DH is head of Men's Ministries and I am head of Women's Ministries at our church. We will be doing a Valentines Banquet for the church and DH came up with an Idea of me making heart shaped bibs for all attending that would work for an apron later. I am trying to think of a way to attach the ties. Anyone got an idea? Anyone ever made a heart shaped apron? DH likes to do things a little differently that will get a good laugh.


----------



## AngieM2 (May 10, 2002)

I've read this twice and I think you're wanting a bibbed apron that the top (at least) is a heart. Then you're wondering about the ties.
I'm not sure I can make that work out in my head. But here is what I think each time I read your post...

I'd make a heart shaped bib with neck tying straps coming from the top of each top bump of the heart. Then down to where the narrow end of the heart is, I'd make three or four button holes. Then I'd make a matching 1/2 apron with the waistband and ties, maybe a heart pocket and a ruffle around the edges. On the center part of the waistband, I'd put 3 or 4 buttons that correspond to the heart top part. Matching or co-ordinating buttons would be nice. The lower point of the heart would hang over the waistband some, and would be a design feature.

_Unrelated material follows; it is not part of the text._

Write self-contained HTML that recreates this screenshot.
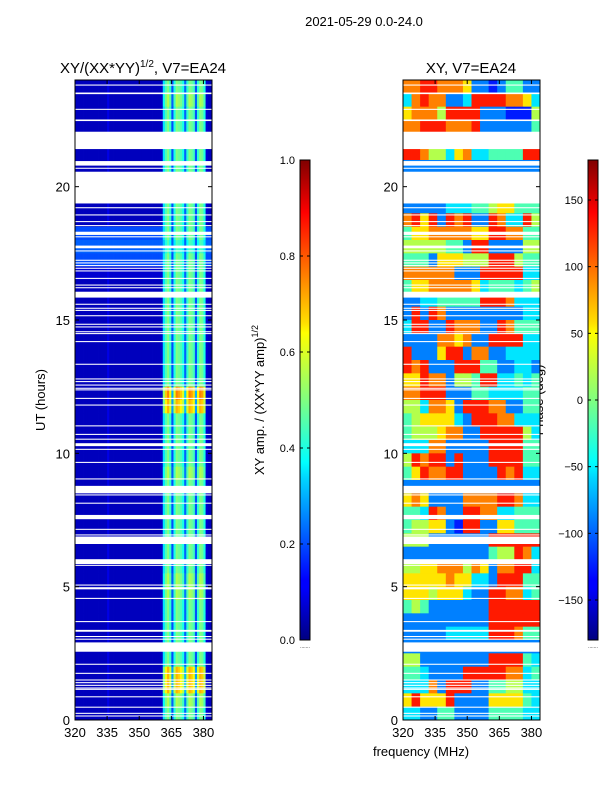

That's just what I see when i read your post.

Angie


----------



## elliemaeg (May 1, 2005)

That sounds great, Angie. I can see this put together. The idea was bib only with ties that could be used as an apron, but I think I like your idea better. Now, if I can figure out a way to make 20 or so of those before Feb 14th, I will be in business. Thanks so much! 

Vicki


----------



## AngieM2 (May 10, 2002)

You are welcome,

I bet some cute valentines fabric, or just plain red or white broadcloth with the other color for ruffles and buttons and small pocket/s would be really nice.

Angie


----------